• [Exercise]: Gather every line that includes the word "matplotlib", please.

▬▬▬

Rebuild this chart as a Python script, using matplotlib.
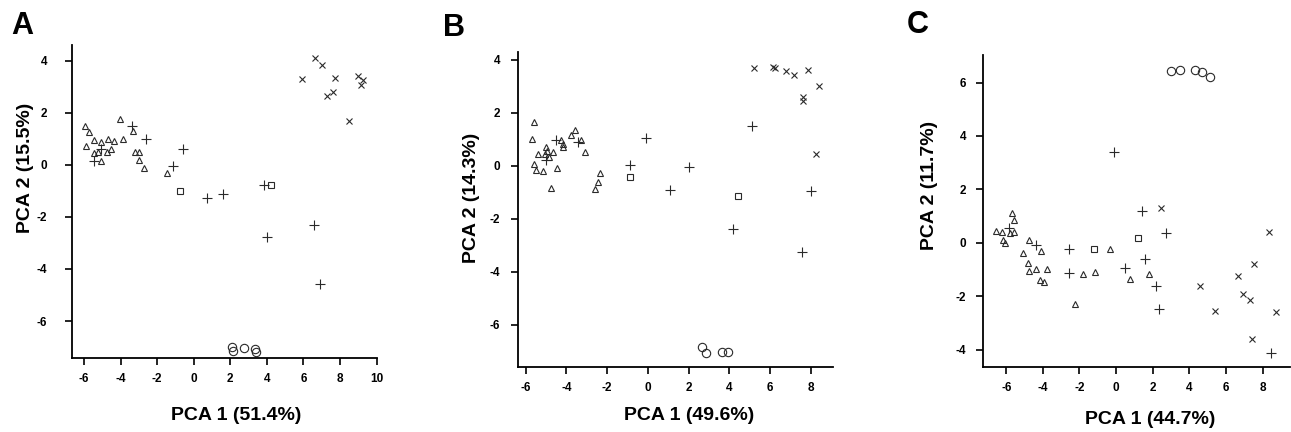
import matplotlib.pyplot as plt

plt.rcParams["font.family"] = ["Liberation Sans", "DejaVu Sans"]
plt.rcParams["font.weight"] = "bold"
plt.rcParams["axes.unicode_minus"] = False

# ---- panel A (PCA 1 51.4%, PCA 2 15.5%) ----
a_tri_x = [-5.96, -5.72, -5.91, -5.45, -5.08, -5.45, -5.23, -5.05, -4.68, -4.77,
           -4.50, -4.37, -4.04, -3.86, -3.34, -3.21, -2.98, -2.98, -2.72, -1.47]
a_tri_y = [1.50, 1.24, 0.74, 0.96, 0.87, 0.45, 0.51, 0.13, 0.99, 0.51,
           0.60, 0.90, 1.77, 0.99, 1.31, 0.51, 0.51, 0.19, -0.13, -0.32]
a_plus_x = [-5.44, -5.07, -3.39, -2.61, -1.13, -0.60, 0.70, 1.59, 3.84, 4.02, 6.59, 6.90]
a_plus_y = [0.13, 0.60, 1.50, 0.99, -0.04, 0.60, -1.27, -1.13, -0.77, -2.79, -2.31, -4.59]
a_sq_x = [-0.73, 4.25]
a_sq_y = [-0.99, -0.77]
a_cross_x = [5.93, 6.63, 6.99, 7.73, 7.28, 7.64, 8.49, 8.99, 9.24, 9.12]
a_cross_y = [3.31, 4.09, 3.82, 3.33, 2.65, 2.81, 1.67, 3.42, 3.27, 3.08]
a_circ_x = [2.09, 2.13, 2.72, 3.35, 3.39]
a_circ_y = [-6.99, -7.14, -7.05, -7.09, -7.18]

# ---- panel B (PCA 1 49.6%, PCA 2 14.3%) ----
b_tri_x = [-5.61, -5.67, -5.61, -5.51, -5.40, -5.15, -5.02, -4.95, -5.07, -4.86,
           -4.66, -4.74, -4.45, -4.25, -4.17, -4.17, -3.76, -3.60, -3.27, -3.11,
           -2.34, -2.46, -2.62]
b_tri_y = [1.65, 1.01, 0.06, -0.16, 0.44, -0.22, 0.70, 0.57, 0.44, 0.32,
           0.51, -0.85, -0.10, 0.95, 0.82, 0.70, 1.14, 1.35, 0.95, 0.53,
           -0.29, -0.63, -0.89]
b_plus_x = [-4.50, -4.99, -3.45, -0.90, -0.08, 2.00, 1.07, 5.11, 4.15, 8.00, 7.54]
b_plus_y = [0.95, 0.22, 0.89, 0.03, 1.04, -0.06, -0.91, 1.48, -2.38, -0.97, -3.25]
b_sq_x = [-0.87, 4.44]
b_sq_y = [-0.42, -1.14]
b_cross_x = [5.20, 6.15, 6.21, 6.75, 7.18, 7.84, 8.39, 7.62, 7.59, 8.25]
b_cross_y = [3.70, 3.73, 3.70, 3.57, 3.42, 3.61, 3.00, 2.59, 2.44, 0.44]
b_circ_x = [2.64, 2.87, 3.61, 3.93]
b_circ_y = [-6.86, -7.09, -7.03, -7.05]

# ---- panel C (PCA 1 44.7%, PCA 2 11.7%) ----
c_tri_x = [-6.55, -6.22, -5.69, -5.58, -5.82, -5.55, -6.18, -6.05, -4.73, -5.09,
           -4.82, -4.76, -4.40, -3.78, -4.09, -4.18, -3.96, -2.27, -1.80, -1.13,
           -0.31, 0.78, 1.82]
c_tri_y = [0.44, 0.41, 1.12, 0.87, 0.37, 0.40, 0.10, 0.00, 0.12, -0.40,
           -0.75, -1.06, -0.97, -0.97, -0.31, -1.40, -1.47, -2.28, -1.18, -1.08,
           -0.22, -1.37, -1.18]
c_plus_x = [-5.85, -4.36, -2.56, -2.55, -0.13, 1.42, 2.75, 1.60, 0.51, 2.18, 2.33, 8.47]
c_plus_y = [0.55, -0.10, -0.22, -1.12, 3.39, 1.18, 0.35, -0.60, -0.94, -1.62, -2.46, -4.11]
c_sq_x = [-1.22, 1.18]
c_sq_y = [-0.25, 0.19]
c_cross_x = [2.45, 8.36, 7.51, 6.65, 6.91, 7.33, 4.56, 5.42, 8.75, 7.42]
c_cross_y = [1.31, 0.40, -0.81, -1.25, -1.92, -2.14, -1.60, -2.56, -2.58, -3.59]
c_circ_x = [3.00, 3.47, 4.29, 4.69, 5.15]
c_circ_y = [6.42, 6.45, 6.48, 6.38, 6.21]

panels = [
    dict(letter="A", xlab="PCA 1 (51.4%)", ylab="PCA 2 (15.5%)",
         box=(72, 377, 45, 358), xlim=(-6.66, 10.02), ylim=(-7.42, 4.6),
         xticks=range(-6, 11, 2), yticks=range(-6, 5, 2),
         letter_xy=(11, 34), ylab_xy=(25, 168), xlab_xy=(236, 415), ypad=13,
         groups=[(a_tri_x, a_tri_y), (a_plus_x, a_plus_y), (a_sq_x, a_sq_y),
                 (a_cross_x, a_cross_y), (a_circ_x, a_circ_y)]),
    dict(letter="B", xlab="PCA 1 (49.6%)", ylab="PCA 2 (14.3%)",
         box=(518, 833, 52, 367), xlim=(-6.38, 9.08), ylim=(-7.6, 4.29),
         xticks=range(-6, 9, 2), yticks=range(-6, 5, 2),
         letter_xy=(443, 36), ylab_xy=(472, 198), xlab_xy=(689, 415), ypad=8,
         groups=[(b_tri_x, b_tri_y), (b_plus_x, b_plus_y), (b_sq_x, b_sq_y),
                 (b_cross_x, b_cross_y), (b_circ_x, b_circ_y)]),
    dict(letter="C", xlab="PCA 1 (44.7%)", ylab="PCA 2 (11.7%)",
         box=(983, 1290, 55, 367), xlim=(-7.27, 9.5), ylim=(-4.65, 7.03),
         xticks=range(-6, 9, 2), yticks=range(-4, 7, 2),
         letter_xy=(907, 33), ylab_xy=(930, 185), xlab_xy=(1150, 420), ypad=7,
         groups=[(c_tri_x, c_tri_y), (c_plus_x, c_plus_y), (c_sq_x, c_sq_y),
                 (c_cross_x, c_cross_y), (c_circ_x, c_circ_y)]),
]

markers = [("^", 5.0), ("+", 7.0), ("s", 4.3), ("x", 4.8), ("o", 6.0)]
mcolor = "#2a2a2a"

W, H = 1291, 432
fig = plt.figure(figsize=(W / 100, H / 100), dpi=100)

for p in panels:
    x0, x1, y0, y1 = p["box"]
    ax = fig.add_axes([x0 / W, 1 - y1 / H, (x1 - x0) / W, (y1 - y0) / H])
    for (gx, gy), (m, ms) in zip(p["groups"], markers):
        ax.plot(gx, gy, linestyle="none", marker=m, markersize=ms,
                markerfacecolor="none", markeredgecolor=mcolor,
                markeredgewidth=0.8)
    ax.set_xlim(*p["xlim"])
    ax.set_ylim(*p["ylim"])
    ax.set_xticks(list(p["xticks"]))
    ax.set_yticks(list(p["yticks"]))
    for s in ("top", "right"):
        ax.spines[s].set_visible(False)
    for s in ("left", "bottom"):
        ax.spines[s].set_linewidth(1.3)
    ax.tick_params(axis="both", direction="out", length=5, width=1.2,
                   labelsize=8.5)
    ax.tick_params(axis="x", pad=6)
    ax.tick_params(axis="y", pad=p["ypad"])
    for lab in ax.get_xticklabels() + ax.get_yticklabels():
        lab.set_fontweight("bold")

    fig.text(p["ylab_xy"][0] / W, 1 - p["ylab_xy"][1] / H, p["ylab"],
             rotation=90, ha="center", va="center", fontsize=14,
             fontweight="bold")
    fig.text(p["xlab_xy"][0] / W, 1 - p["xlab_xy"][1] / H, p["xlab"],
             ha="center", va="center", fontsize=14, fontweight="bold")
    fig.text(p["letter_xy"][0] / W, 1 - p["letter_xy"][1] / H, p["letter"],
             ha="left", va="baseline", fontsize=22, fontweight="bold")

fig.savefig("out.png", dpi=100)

▬▬▬

• [Exercise result]:
Rebuild this chart as a Python script, using matplotlib.
import matplotlib.pyplot as plt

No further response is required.